── Data shown

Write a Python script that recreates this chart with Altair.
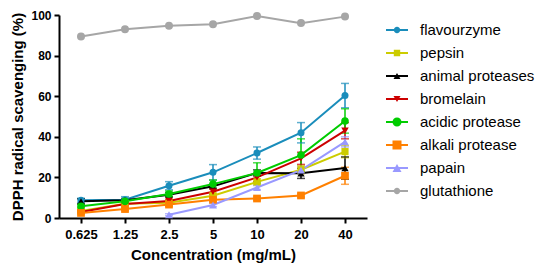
import math
import altair as alt
import pandas as pd

conc_labels = ["0.625", "1.25", "2.5", "5", "10", "20", "40"]
series_names = ["flavourzyme", "pepsin", "animal proteases", "bromelain",
                "acidic protease", "alkali protease", "papain", "glutathione"]

flavourzyme = [8.7, 9.0, 15.9, 22.5, 32.0, 42.0, 60.3]
flavourzyme_err = [1.0, 1.5, 2.0, 3.8, 3.0, 5.0, 6.0]
pepsin = [3.5, 7.0, 7.5, 11.0, 17.8, 23.8, 32.7]
pepsin_err = [0.5, 0.5, 0.8, 1.0, 1.5, 2.0, 3.0]
animal = [8.2, 8.8, 11.5, 15.6, 22.2, 22.0, 24.6]
animal_err = [1.2, 0.8, 1.0, 1.0, 1.5, 2.5, 5.5]
bromelain = [3.0, 6.9, 8.4, 12.9, 20.0, 29.4, 43.0]
bromelain_err = [0.5, 0.5, 0.8, 1.5, 2.0, 3.0, 4.0]
acidic = [5.8, 8.2, 11.8, 16.7, 22.2, 31.0, 47.8]
acidic_err = [0.8, 1.0, 1.5, 2.0, 5.0, 8.0, 6.0]
alkali = [2.5, 4.4, 6.6, 9.0, 9.6, 11.1, 20.8]
alkali_err = [0.5, 0.8, 0.8, 0.8, 0.8, 0.8, 4.2]
papain = [None, None, 1.6, 6.4, 15.0, 23.6, 37.5]
papain_err = [0, 0, 0.5, 0.8, 1.0, 1.5, 2.5]
glutathione = [89.4, 93.0, 94.7, 95.4, 99.5, 96.0, 99.2]
glutathione_err = [0, 0, 0, 0, 0, 0, 0]

colors = ["#1A8DBB", "#CCCC00", "#000000", "#CC0000",
          "#00CC00", "#FF8000", "#9999FF", "#A6A6A6"]
plot_shapes = ["circle", "square", "triangle-up", "triangle-down",
               "circle", "square", "triangle-up", "circle"]
plot_sizes = [49, 64, 49, 49, 100, 100, 100, 36]

values = [flavourzyme, pepsin, animal, bromelain, acidic, alkali, papain, glutathione]
errors = [flavourzyme_err, pepsin_err, animal_err, bromelain_err,
          acidic_err, alkali_err, papain_err, glutathione_err]

rows = []
for name, vals, errs in zip(series_names, values, errors):
    for c, v, e in zip(conc_labels, vals, errs):
        if v is None:
            continue
        rows.append({"series": name, "lg": name, "conc": c, "val": v,
                     "err": e, "lo": v - e, "hi": v + e})
df = pd.DataFrame(rows)

# legend glyphs: line segment + marker, in units of 11 px (symbol size 484)
U = 11.0
def rect_line():
    t = 1.0 / U
    return f"M-1,{-t:.4f}H1V{t:.4f}H-1Z"
def circ(r):
    r = r / U
    pts = []
    for i in range(16):
        a = 2 * math.pi * i / 16
        pts.append(f"{r*math.cos(a):.4f},{r*math.sin(a):.4f}")
    return "M" + "L".join(pts) + "Z"
def sq(h):
    h = h / U
    return f"M{-h:.4f},{-h:.4f}H{h:.4f}V{h:.4f}H{-h:.4f}Z"
def tri_up(w, h):
    a = w / 2 / U; b = h / 2 / U
    return f"M0,{-b:.4f}L{a:.4f},{b:.4f}L{-a:.4f},{b:.4f}Z"
def tri_down(w, h):
    a = w / 2 / U; b = h / 2 / U
    return f"M{-a:.4f},{-b:.4f}L{a:.4f},{-b:.4f}L0,{b:.4f}Z"

legend_paths = [
    rect_line() + circ(3.2),
    rect_line() + sq(3.2),
    rect_line() + tri_up(7, 6),
    rect_line() + tri_down(7, 6),
    rect_line() + circ(4.5),
    rect_line() + sq(4.5),
    rect_line() + tri_up(9, 8),
    rect_line() + circ(3.2),
]

FONT = "Liberation Sans"

x_enc = alt.X("conc:N", sort=conc_labels,
              scale=alt.Scale(type="point", padding=0.5),
              axis=alt.Axis(title="Concentration (mg/mL)", labelAngle=0))
y_scale = alt.Scale(domain=[0, 100], nice=False)
y_axis = alt.Axis(title="DPPH radical scavenging (%)", values=[0, 20, 40, 60, 80, 100],
                  titleX=-34, titleY=101.5, titleAngle=-90, titleAlign="center",
                  titleBaseline="bottom")
col_scale = alt.Scale(domain=series_names, range=colors)

base = alt.Chart(df)

err_rules = base.transform_filter("datum.err > 0").mark_rule(strokeWidth=1.5).encode(
    x=x_enc,
    y=alt.Y("lo:Q", scale=y_scale, axis=y_axis),
    y2="hi:Q",
    color=alt.Color("series:N", scale=col_scale, legend=None),
)
caps = base.transform_filter("datum.err > 0").transform_fold(
    ["lo", "hi"], as_=["k", "v"]
).mark_tick(size=8, thickness=1.5).encode(
    x=x_enc,
    y=alt.Y("v:Q", scale=y_scale),
    color=alt.Color("series:N", scale=col_scale, legend=None),
)
lines = base.mark_line(strokeWidth=2).encode(
    x=x_enc,
    y=alt.Y("val:Q", scale=y_scale),
    color=alt.Color("series:N", scale=col_scale, legend=None),
)
points = base.mark_point(filled=True, opacity=1).encode(
    x=x_enc,
    y=alt.Y("val:Q", scale=y_scale),
    color=alt.Color("series:N", scale=col_scale, legend=None),
    shape=alt.Shape("series:N", scale=alt.Scale(domain=series_names, range=plot_shapes), legend=None),
    size=alt.Size("series:N", scale=alt.Scale(domain=series_names, range=plot_sizes), legend=None),
)
legend_kw = dict(title=None, orient="none", legendX=327, legendY=4, padding=0,
                 symbolSize=484, symbolStrokeWidth=0, symbolOpacity=1,
                 labelFont=FONT, labelFontSize=15, labelColor="#000000",
                 labelOffset=12, rowPadding=4, labelLimit=300)
legend_layer = base.mark_point(filled=True, opacity=0, size=484).encode(
    x=x_enc,
    y=alt.Y("val:Q", scale=y_scale),
    color=alt.Color("lg:N", scale=col_scale, sort=series_names, legend=alt.Legend(**legend_kw)),
    shape=alt.Shape("lg:N", scale=alt.Scale(domain=series_names, range=legend_paths),
                    sort=series_names, legend=alt.Legend(**legend_kw)),
)

chart = alt.layer(err_rules, caps, lines, points, legend_layer).resolve_scale(
    color="independent", shape="independent"
).properties(
    width=308, height=203,
    autosize=alt.AutoSizeParams(type="none"),
    padding={"left": 51, "top": 7, "right": 172, "bottom": 46},
).configure_view(stroke=None).configure_axis(
    grid=False,
    domainColor="#000000", domainWidth=2,
    tickColor="#000000", tickWidth=2, tickSize=5,
    labelFont=FONT, labelFontWeight="bold", labelColor="#000000",
    titleFont=FONT, titleFontWeight="bold", titleColor="#000000", titleFontSize=15,
).configure_axisX(
    labelFontSize=13, labelPadding=5, titlePadding=6,
).configure_axisY(
    labelFontSize=12, labelPadding=3,
)

chart.save("out.html", embed_options={"renderer": "svg", "actions": False})
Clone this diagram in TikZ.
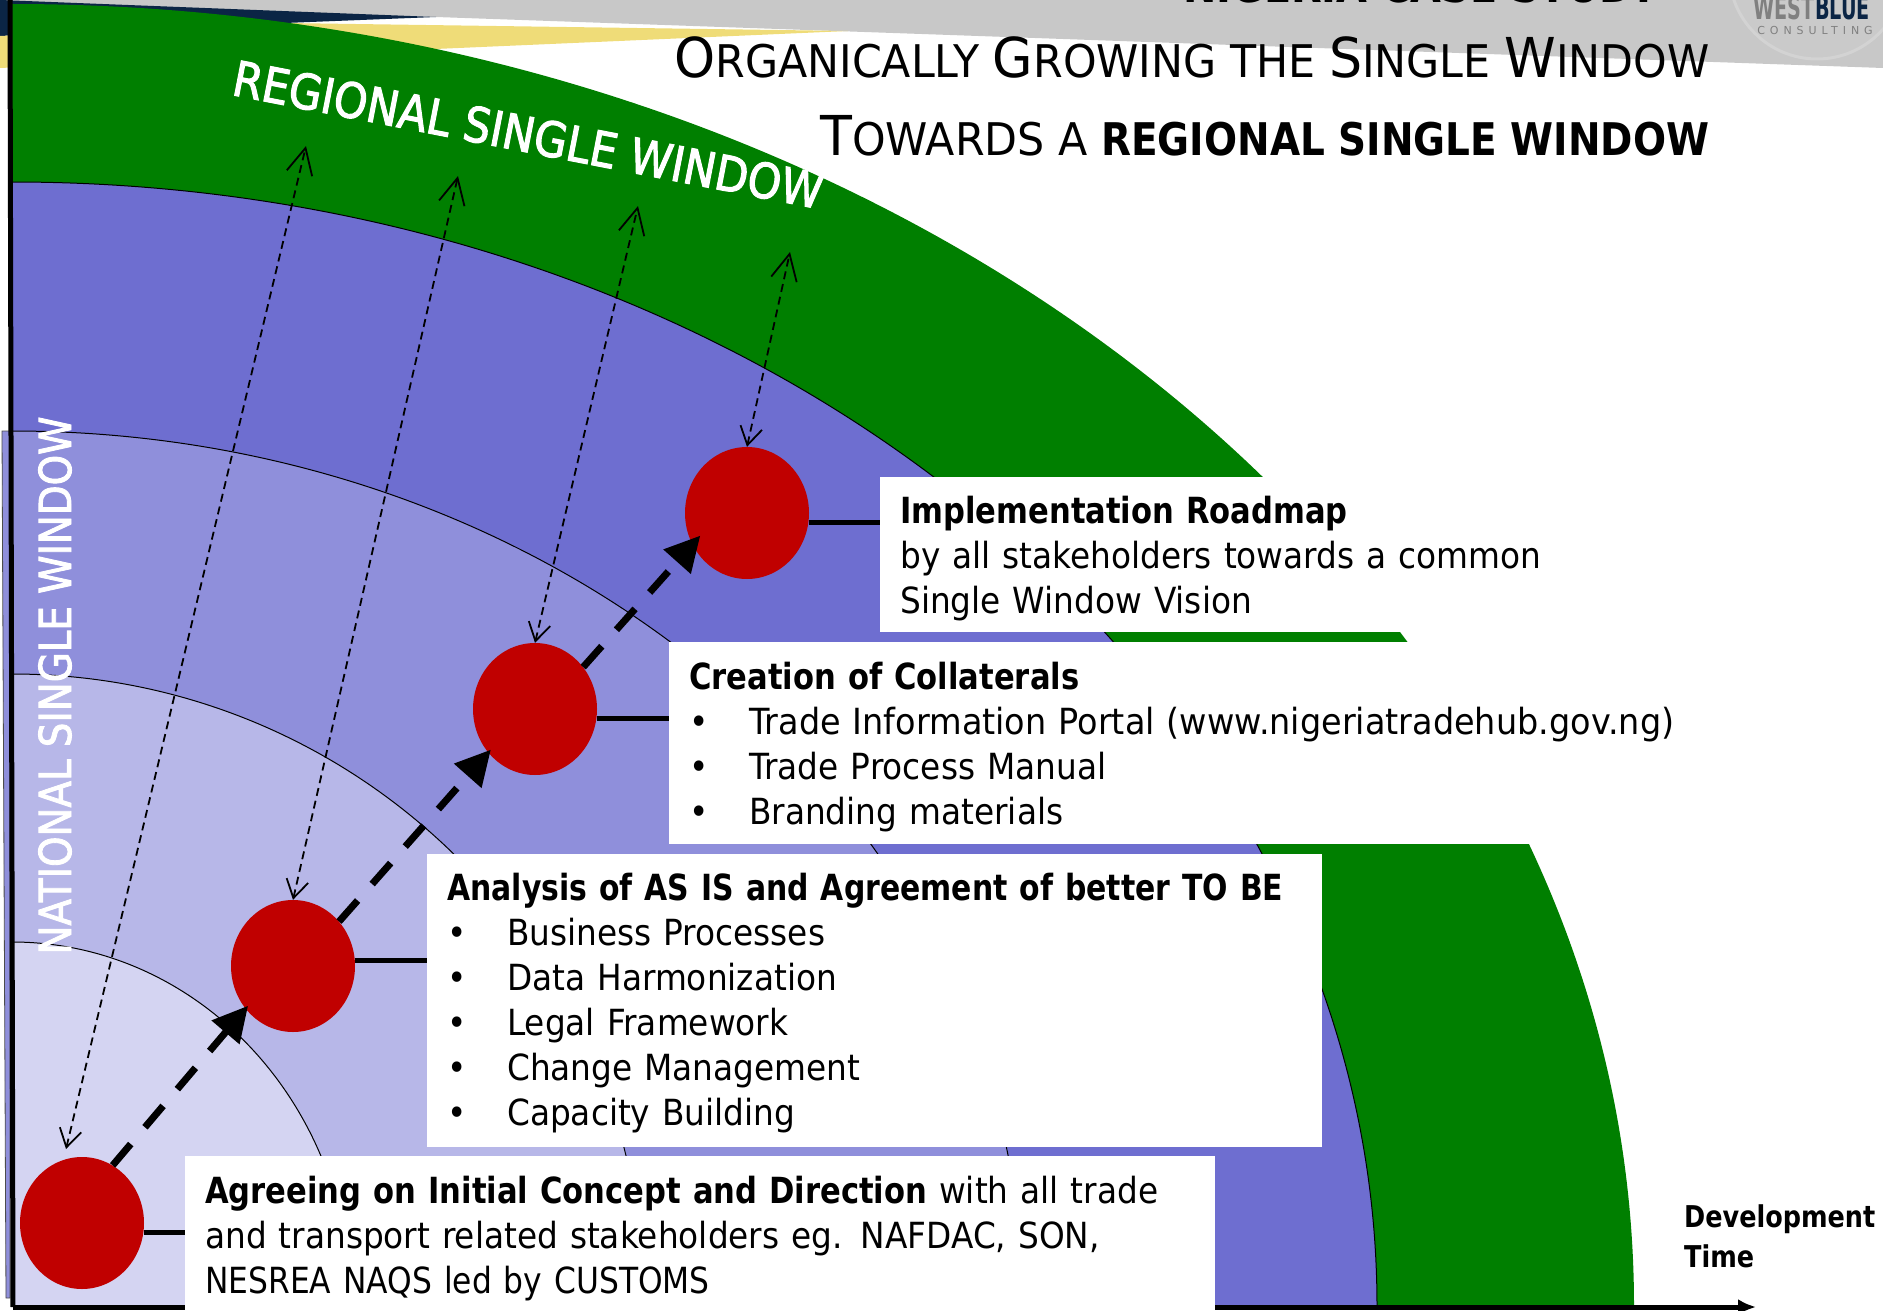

────

Set the pictures aside and transcribe the data above exactly.

Write a Python script that recreates this chart with Altair.
import math
import altair as alt
import pandas as pd

conc_labels = ["0.625", "1.25", "2.5", "5", "10", "20", "40"]
series_names = ["flavourzyme", "pepsin", "animal proteases", "bromelain",
                "acidic protease", "alkali protease", "papain", "glutathione"]

flavourzyme = [8.7, 9.0, 15.9, 22.5, 32.0, 42.0, 60.3]
flavourzyme_err = [1.0, 1.5, 2.0, 3.8, 3.0, 5.0, 6.0]
pepsin = [3.5, 7.0, 7.5, 11.0, 17.8, 23.8, 32.7]
pepsin_err = [0.5, 0.5, 0.8, 1.0, 1.5, 2.0, 3.0]
animal = [8.2, 8.8, 11.5, 15.6, 22.2, 22.0, 24.6]
animal_err = [1.2, 0.8, 1.0, 1.0, 1.5, 2.5, 5.5]
bromelain = [3.0, 6.9, 8.4, 12.9, 20.0, 29.4, 43.0]
bromelain_err = [0.5, 0.5, 0.8, 1.5, 2.0, 3.0, 4.0]
acidic = [5.8, 8.2, 11.8, 16.7, 22.2, 31.0, 47.8]
acidic_err = [0.8, 1.0, 1.5, 2.0, 5.0, 8.0, 6.0]
alkali = [2.5, 4.4, 6.6, 9.0, 9.6, 11.1, 20.8]
alkali_err = [0.5, 0.8, 0.8, 0.8, 0.8, 0.8, 4.2]
papain = [None, None, 1.6, 6.4, 15.0, 23.6, 37.5]
papain_err = [0, 0, 0.5, 0.8, 1.0, 1.5, 2.5]
glutathione = [89.4, 93.0, 94.7, 95.4, 99.5, 96.0, 99.2]
glutathione_err = [0, 0, 0, 0, 0, 0, 0]

colors = ["#1A8DBB", "#CCCC00", "#000000", "#CC0000",
          "#00CC00", "#FF8000", "#9999FF", "#A6A6A6"]
plot_shapes = ["circle", "square", "triangle-up", "triangle-down",
               "circle", "square", "triangle-up", "circle"]
plot_sizes = [49, 64, 49, 49, 100, 100, 100, 36]

values = [flavourzyme, pepsin, animal, bromelain, acidic, alkali, papain, glutathione]
errors = [flavourzyme_err, pepsin_err, animal_err, bromelain_err,
          acidic_err, alkali_err, papain_err, glutathione_err]

rows = []
for name, vals, errs in zip(series_names, values, errors):
    for c, v, e in zip(conc_labels, vals, errs):
        if v is None:
            continue
        rows.append({"series": name, "lg": name, "conc": c, "val": v,
                     "err": e, "lo": v - e, "hi": v + e})
df = pd.DataFrame(rows)

# legend glyphs: line segment + marker, in units of 11 px (symbol size 484)
U = 11.0
def rect_line():
    t = 1.0 / U
    return f"M-1,{-t:.4f}H1V{t:.4f}H-1Z"
def circ(r):
    r = r / U
    pts = []
    for i in range(16):
        a = 2 * math.pi * i / 16
        pts.append(f"{r*math.cos(a):.4f},{r*math.sin(a):.4f}")
    return "M" + "L".join(pts) + "Z"
def sq(h):
    h = h / U
    return f"M{-h:.4f},{-h:.4f}H{h:.4f}V{h:.4f}H{-h:.4f}Z"
def tri_up(w, h):
    a = w / 2 / U; b = h / 2 / U
    return f"M0,{-b:.4f}L{a:.4f},{b:.4f}L{-a:.4f},{b:.4f}Z"
def tri_down(w, h):
    a = w / 2 / U; b = h / 2 / U
    return f"M{-a:.4f},{-b:.4f}L{a:.4f},{-b:.4f}L0,{b:.4f}Z"

legend_paths = [
    rect_line() + circ(3.2),
    rect_line() + sq(3.2),
    rect_line() + tri_up(7, 6),
    rect_line() + tri_down(7, 6),
    rect_line() + circ(4.5),
    rect_line() + sq(4.5),
    rect_line() + tri_up(9, 8),
    rect_line() + circ(3.2),
]

FONT = "Liberation Sans"

x_enc = alt.X("conc:N", sort=conc_labels,
              scale=alt.Scale(type="point", padding=0.5),
              axis=alt.Axis(title="Concentration (mg/mL)", labelAngle=0))
y_scale = alt.Scale(domain=[0, 100], nice=False)
y_axis = alt.Axis(title="DPPH radical scavenging (%)", values=[0, 20, 40, 60, 80, 100],
                  titleX=-34, titleY=101.5, titleAngle=-90, titleAlign="center",
                  titleBaseline="bottom")
col_scale = alt.Scale(domain=series_names, range=colors)

base = alt.Chart(df)

err_rules = base.transform_filter("datum.err > 0").mark_rule(strokeWidth=1.5).encode(
    x=x_enc,
    y=alt.Y("lo:Q", scale=y_scale, axis=y_axis),
    y2="hi:Q",
    color=alt.Color("series:N", scale=col_scale, legend=None),
)
caps = base.transform_filter("datum.err > 0").transform_fold(
    ["lo", "hi"], as_=["k", "v"]
).mark_tick(size=8, thickness=1.5).encode(
    x=x_enc,
    y=alt.Y("v:Q", scale=y_scale),
    color=alt.Color("series:N", scale=col_scale, legend=None),
)
lines = base.mark_line(strokeWidth=2).encode(
    x=x_enc,
    y=alt.Y("val:Q", scale=y_scale),
    color=alt.Color("series:N", scale=col_scale, legend=None),
)
points = base.mark_point(filled=True, opacity=1).encode(
    x=x_enc,
    y=alt.Y("val:Q", scale=y_scale),
    color=alt.Color("series:N", scale=col_scale, legend=None),
    shape=alt.Shape("series:N", scale=alt.Scale(domain=series_names, range=plot_shapes), legend=None),
    size=alt.Size("series:N", scale=alt.Scale(domain=series_names, range=plot_sizes), legend=None),
)
legend_kw = dict(title=None, orient="none", legendX=327, legendY=4, padding=0,
                 symbolSize=484, symbolStrokeWidth=0, symbolOpacity=1,
                 labelFont=FONT, labelFontSize=15, labelColor="#000000",
                 labelOffset=12, rowPadding=4, labelLimit=300)
legend_layer = base.mark_point(filled=True, opacity=0, size=484).encode(
    x=x_enc,
    y=alt.Y("val:Q", scale=y_scale),
    color=alt.Color("lg:N", scale=col_scale, sort=series_names, legend=alt.Legend(**legend_kw)),
    shape=alt.Shape("lg:N", scale=alt.Scale(domain=series_names, range=legend_paths),
                    sort=series_names, legend=alt.Legend(**legend_kw)),
)

chart = alt.layer(err_rules, caps, lines, points, legend_layer).resolve_scale(
    color="independent", shape="independent"
).properties(
    width=308, height=203,
    autosize=alt.AutoSizeParams(type="none"),
    padding={"left": 51, "top": 7, "right": 172, "bottom": 46},
).configure_view(stroke=None).configure_axis(
    grid=False,
    domainColor="#000000", domainWidth=2,
    tickColor="#000000", tickWidth=2, tickSize=5,
    labelFont=FONT, labelFontWeight="bold", labelColor="#000000",
    titleFont=FONT, titleFontWeight="bold", titleColor="#000000", titleFontSize=15,
).configure_axisX(
    labelFontSize=13, labelPadding=5, titlePadding=6,
).configure_axisY(
    labelFontSize=12, labelPadding=3,
)

chart.save("out.html", embed_options={"renderer": "svg", "actions": False})
Clone this diagram in TikZ.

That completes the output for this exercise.